Quote from the first line below through the line that contains "var yTicks = [0, 1, 2, 3, 4, 5, 6];", both included, and leave the pictures out.

===============

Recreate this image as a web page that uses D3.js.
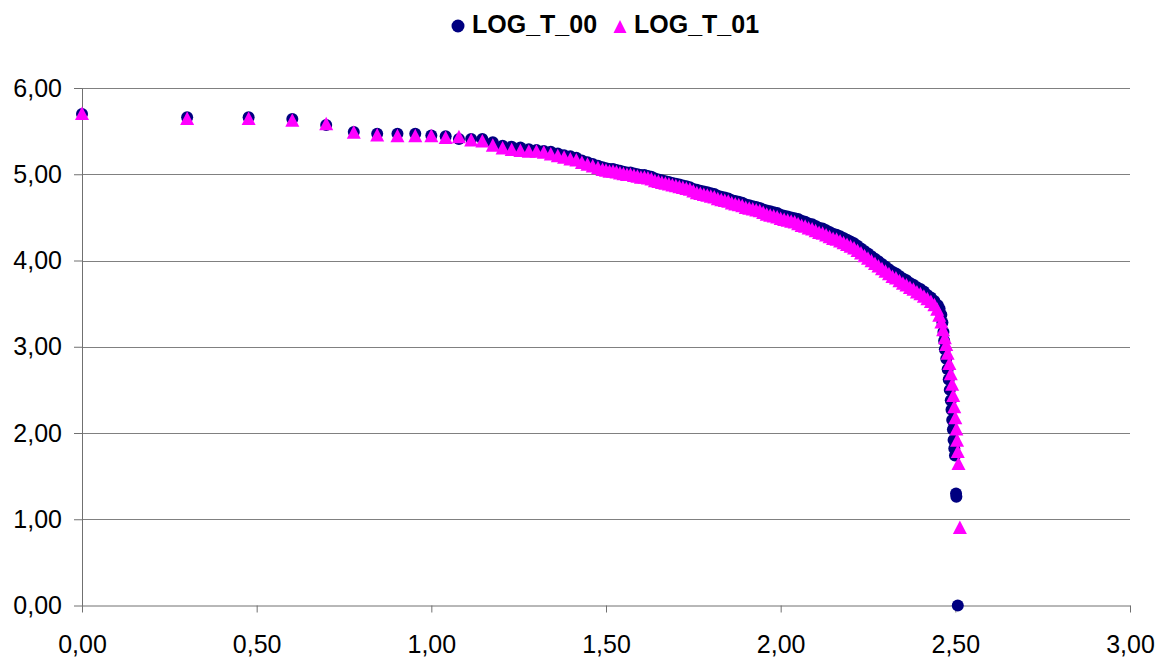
<!DOCTYPE html>
<html>
<head>
<meta charset="utf-8">
<script src="https://cdn.jsdelivr.net/npm/d3@7"></script>
<style>
  body { margin: 0; background: #fff; }
  svg { display: block; font-family: Arial, "Liberation Sans", sans-serif; }
</style>
</head>
<body>
<svg id="chart" width="1164" height="657"></svg>
<script>
// Rank-size points: [log rank, log value]
var seriesNames = ['LOG_T_00', 'LOG_T_01'];
var xTicks = [0, 0.5, 1, 1.5, 2, 2.5, 3];
var yTicks = [0, 1, 2, 3, 4, 5, 6];

var log_t_00 = [
  [0.000,5.70],[0.301,5.66],[0.477,5.66],[0.602,5.64],[0.699,5.57],[0.778,5.49],[0.845,5.47],[0.903,5.47],
  [0.954,5.47],[1.000,5.45],[1.041,5.44],[1.079,5.41],[1.114,5.41],[1.146,5.41],[1.176,5.37],[1.204,5.33],
  [1.230,5.32],[1.255,5.31],[1.279,5.29],[1.301,5.28],[1.322,5.27],[1.342,5.26],[1.362,5.24],[1.380,5.22],
  [1.398,5.21],[1.415,5.19],[1.431,5.16],[1.447,5.14],[1.462,5.12],[1.477,5.10],
  [1.49,5.08],[1.50,5.07],[1.51,5.06],[1.52,5.06],[1.53,5.05],[1.54,5.04],[1.55,5.03],[1.56,5.02],
  [1.57,5.02],[1.58,5.01],[1.59,5.00],[1.60,4.99],[1.61,4.99],[1.62,4.98],[1.63,4.97],[1.64,4.95],
  [1.65,4.94],[1.66,4.93],[1.67,4.92],[1.68,4.91],[1.69,4.90],[1.70,4.89],[1.71,4.88],[1.72,4.87],
  [1.73,4.86],[1.74,4.85],[1.75,4.83],[1.76,4.82],[1.77,4.81],[1.78,4.80],[1.79,4.79],[1.80,4.78],
  [1.81,4.77],[1.82,4.75],[1.83,4.74],[1.84,4.73],[1.85,4.72],[1.86,4.70],[1.87,4.69],[1.88,4.68],
  [1.89,4.67],[1.90,4.65],[1.91,4.64],[1.92,4.63],[1.93,4.62],[1.94,4.61],[1.95,4.59],[1.96,4.58],
  [1.97,4.57],[1.98,4.56],[1.99,4.55],[2.00,4.53],[2.01,4.52],[2.02,4.51],[2.03,4.50],[2.04,4.49],
  [2.05,4.48],[2.06,4.46],[2.07,4.45],[2.08,4.43],[2.09,4.42],[2.10,4.40],[2.11,4.38],[2.12,4.37],
  [2.13,4.35],[2.14,4.33],[2.15,4.31],[2.16,4.30],[2.17,4.28],[2.18,4.26],[2.19,4.24],[2.20,4.22],
  [2.21,4.20],[2.22,4.17],[2.23,4.14],[2.24,4.11],[2.25,4.08],[2.26,4.05],[2.27,4.02],[2.28,3.99],
  [2.29,3.96],[2.30,3.93],[2.31,3.90],[2.32,3.87],[2.33,3.85],[2.34,3.82],[2.35,3.79],[2.36,3.77],
  [2.37,3.74],[2.38,3.72],[2.39,3.69],[2.40,3.67],[2.41,3.64],[2.42,3.60],[2.43,3.57],[2.44,3.53],
  [2.45,3.48],[2.455,3.44],[2.460,3.37],[2.463,3.28],[2.466,3.17],[2.468,3.07],[2.470,2.97],[2.474,2.86],
  [2.478,2.74],[2.481,2.62],[2.484,2.50],[2.487,2.38],[2.489,2.27],[2.491,2.15],[2.493,2.04],[2.495,1.92],
  [2.497,1.82],[2.499,1.74],[2.502,1.30],[2.503,1.26],[2.507,0.00]
];

var log_t_01 = [
  [0.000,5.70],[0.301,5.64],[0.477,5.64],[0.602,5.62],[0.699,5.58],[0.778,5.48],[0.845,5.45],[0.903,5.44],
  [0.954,5.44],[1.000,5.44],[1.041,5.42],[1.079,5.43],[1.114,5.39],[1.146,5.38],[1.176,5.33],[1.204,5.30],
  [1.230,5.28],[1.255,5.27],[1.279,5.26],[1.301,5.26],[1.322,5.25],[1.342,5.23],[1.362,5.21],[1.380,5.19],
  [1.398,5.17],[1.415,5.16],[1.431,5.13],[1.447,5.11],[1.462,5.09],[1.477,5.07],
  [1.49,5.05],[1.50,5.04],[1.51,5.03],[1.52,5.03],[1.53,5.02],[1.54,5.01],[1.55,5.00],[1.56,4.99],
  [1.57,4.99],[1.58,4.98],[1.59,4.97],[1.60,4.96],[1.61,4.96],[1.62,4.95],[1.63,4.94],[1.64,4.92],
  [1.65,4.91],[1.66,4.90],[1.67,4.89],[1.68,4.88],[1.69,4.87],[1.70,4.86],[1.71,4.85],[1.72,4.84],
  [1.73,4.83],[1.74,4.82],[1.75,4.80],[1.76,4.78],[1.77,4.77],[1.78,4.76],[1.79,4.75],[1.80,4.74],
  [1.81,4.73],[1.82,4.71],[1.83,4.70],[1.84,4.69],[1.85,4.68],[1.86,4.66],[1.87,4.65],[1.88,4.64],
  [1.89,4.63],[1.90,4.61],[1.91,4.60],[1.92,4.59],[1.93,4.58],[1.94,4.57],[1.95,4.55],[1.96,4.53],
  [1.97,4.52],[1.98,4.51],[1.99,4.50],[2.00,4.48],[2.01,4.47],[2.02,4.46],[2.03,4.45],[2.04,4.44],
  [2.05,4.42],[2.06,4.40],[2.07,4.39],[2.08,4.37],[2.09,4.36],[2.10,4.34],[2.11,4.32],[2.12,4.31],
  [2.13,4.29],[2.14,4.27],[2.15,4.25],[2.16,4.24],[2.17,4.22],[2.18,4.20],[2.19,4.18],[2.20,4.16],
  [2.21,4.14],[2.22,4.11],[2.23,4.08],[2.24,4.05],[2.25,4.02],[2.26,3.99],[2.27,3.96],[2.28,3.93],
  [2.29,3.90],[2.30,3.87],[2.31,3.84],[2.32,3.81],[2.33,3.79],[2.34,3.76],[2.35,3.73],[2.36,3.71],
  [2.37,3.68],[2.38,3.66],[2.39,3.63],[2.40,3.61],[2.41,3.58],[2.42,3.55],[2.43,3.52],[2.44,3.48],
  [2.448,3.43],[2.454,3.36],[2.460,3.28],[2.465,3.19],[2.470,3.10],[2.474,3.02],[2.478,2.92],[2.483,2.80],
  [2.487,2.68],[2.491,2.56],[2.494,2.43],[2.497,2.30],[2.500,2.17],[2.503,2.04],[2.505,1.91],[2.507,1.78],
  [2.509,1.64],[2.513,0.90]
];

var svg = d3.select('#chart');
var plot = {left: 82, right: 1130, top: 88, bottom: 605.5};

var x = d3.scaleLinear().domain([0, 3]).range([plot.left, plot.right]);
var y = d3.scaleLinear().domain([0, 6]).range([plot.bottom, plot.top]);

// excel style numbers, comma as decimal sign
var fmt = d3.formatLocale({decimal: ',', thousands: '.', grouping: [3], currency: ['', '']}).format('.2f');

var tri = 'M0,-7.5L7,6L-7,6Z';

// gridlines
svg.append('g')
  .selectAll('line')
  .data(yTicks.filter(function(d) { return d > 0; }))
  .join('line')
    .attr('x1', plot.left)
    .attr('x2', plot.right)
    .attr('y1', function(d) { return Math.round(y(d)) + 0.5; })
    .attr('y2', function(d) { return Math.round(y(d)) + 0.5; })
    .attr('stroke', '#808080')
    .attr('stroke-width', 1);

var xAxis = svg.append('g')
  .attr('transform', 'translate(0,' + plot.bottom + ')')
  .call(d3.axisBottom(x).tickValues(xTicks).tickFormat(fmt).tickSize(7).tickPadding(23).tickSizeOuter(0));

var yAxis = svg.append('g')
  .attr('transform', 'translate(' + plot.left + ',0)')
  .call(d3.axisLeft(y).tickValues(yTicks).tickFormat(fmt).tickSize(8).tickPadding(12).tickSizeOuter(0));

[xAxis, yAxis].forEach(function(a) {
  a.selectAll('path, line').attr('stroke', '#707070');
  a.selectAll('text')
    .attr('fill', '#000')
    .style('font-size', '25px')
    .style('font-family', 'Arial, "Liberation Sans", sans-serif');
});

// markers
svg.append('g')
  .selectAll('circle')
  .data(log_t_00)
  .join('circle')
    .attr('cx', function(d) { return x(d[0]); })
    .attr('cy', function(d) { return y(d[1]); })
    .attr('r', 6)
    .attr('fill', '#000080');

svg.append('g')
  .selectAll('path')
  .data(log_t_01)
  .join('path')
    .attr('d', tri)
    .attr('transform', function(d) { return 'translate(' + x(d[0]) + ',' + y(d[1]) + ')'; })
    .attr('fill', '#FF00FF');

// legend
var legend = svg.append('g').style('font-size', '25px').style('font-weight', 'bold');
legend.append('circle').attr('cx', 458).attr('cy', 26).attr('r', 6.5).attr('fill', '#000080');
legend.append('text').attr('x', 472).attr('y', 33).text(seriesNames[0]);
legend.append('path').attr('d', 'M0,-7L6.5,6L-6.5,6Z').attr('transform', 'translate(620,27)').attr('fill', '#FF00FF');
legend.append('text').attr('x', 634).attr('y', 33).text(seriesNames[1]);
</script>
</body>
</html>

===============

▶ _EXERCISE ANSWER_:
Recreate this image as a web page that uses D3.js.
<!DOCTYPE html>
<html>
<head>
<meta charset="utf-8">
<script src="https://cdn.jsdelivr.net/npm/d3@7"></script>
<style>
  body { margin: 0; background: #fff; }
  svg { display: block; font-family: Arial, "Liberation Sans", sans-serif; }
</style>
</head>
<body>
<svg id="chart" width="1164" height="657"></svg>
<script>
// Rank-size points: [log rank, log value]
var seriesNames = ['LOG_T_00', 'LOG_T_01'];
var xTicks = [0, 0.5, 1, 1.5, 2, 2.5, 3];
var yTicks = [0, 1, 2, 3, 4, 5, 6];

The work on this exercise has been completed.